Antalya is on the Mediterranean coast of Turkey, known as the Turquoise Coast

Art museum

I spent just one day there. It was quite busy, since it was a Turkish holiday. Temperatures were around 34 degrees; I felt like a little ball of sweat walking round so I do wonder how these women do it, complete with sleeves and headscarves.
From Antalya my next job was to take a Dolmus (a little minibus) to Kas (pronounced: cash), which is a four hour bus ride away and cost a bargain 12 lira (less than four euros).
The bus was full up when we left the station and then a bit further out we stopped at a bus stop where four young women were waiting, each with a large suitcase. ‘I suppose they’ll have to wait for the next bus’, I thought. Wrong. The driver produced four little collapsable stools out from under his seat and placed them in the aisle. He then sat each woman on one of them, with her bag in front of her. To say the little minibus was crammed to capacity would be an understatement.
Kas is a nice little town. It is about as far south as you can get in mainland Europe, on a similar latitude to Tunis. This means it gets very hot in summer, although by the time I got there mid-September it was starting to get a little more comfortable.

sunset in Kas
Kas was a lot quieter than Antalya. Firstly, the Turkish holiday was coming to an end but also Kas is just that bit too far from any airport, making it a lot less visited than other coastal towns.

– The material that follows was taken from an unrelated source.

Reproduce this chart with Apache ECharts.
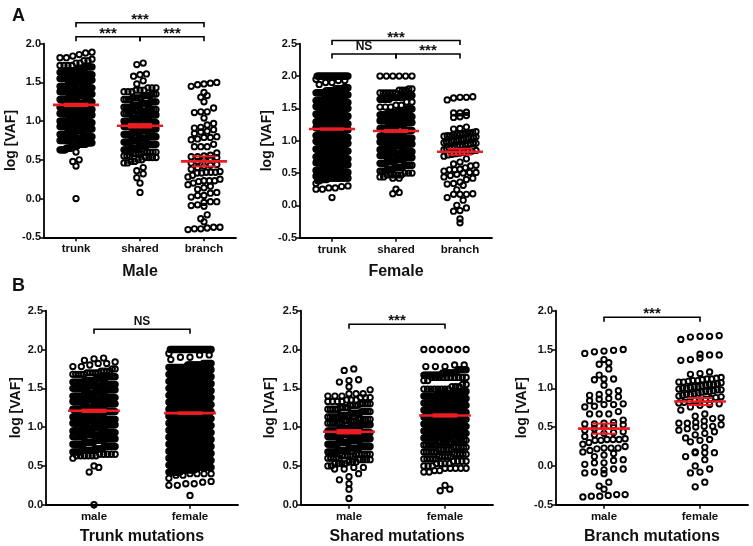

Pretty little harbour in Kas
I liked it. It has an idyllic little harbour and also little platforms where you can sunbathe or get down into the water for a swim, for the price of buying an occasional drink or snack from the cafe that own them (although this is not an obligation apparently).
In Kas I joined a short sailing trip, along with nine other people, sailing up the coast in the direction of Fethiye.
My co-travellers were a mixed bunch. There was one other Brit; three minutes of conversation with him taught me that his political viewpoint was somewhere to the right of Hitler, so I spent the rest of the trip avoiding him. Then there was a French man with a mute wife, who complained that everything was boring. There was a Dutch woman who spoke to me in Dutch every day, presumably assuming that I understood her (the first time it happened I smiled and nodded. Obviously that was an appropriate response because she kept on doing it after that. It gets to the point where it is too awkward to say ‘I don’t speak Dutch’ and so you have no choice but to carry on).
My favourite co-traveller was a woman, probably on the far side of sixty years young, who on the last night got up and performed Tom Jones’ Sex Bomb for us all (much to the horror of her husband).
Sexbomb sexbomb you’re a sexbomb
You can give it to me when I need to come along
Sexbomb sexbomb you’re my sexbomb
And baby you can turn me on turn me on darlin’
Our captain was a funny man. Rarely seen without a bottle of beer in his hand, he told me he had come to the coast as a ‘young man’ from a small town in Turkey. Well I suppose that is what happens at the coast; people are able to live a different life, free from the constraints placed on them in more conservative Turkey.

There’s nothing quite like stopping in the middle of calm, clean water to go out and swim or snorkel
Categories: Turkey, Uncategorized
Hello Sarah oh I needed to see blue skies and blue seas. It looks really lovely here and I’m quite envious. London is dark nights and you can feel autumn really knocking on the door now. I hate it and your blog really cheered me up. Sending you my love xxx
You know I’ve been feeling so homesick ever since my last trip back. What I need to do is visit again in November or something, when it’s all dark days and drizzle, that would soon change my mind I’m sure.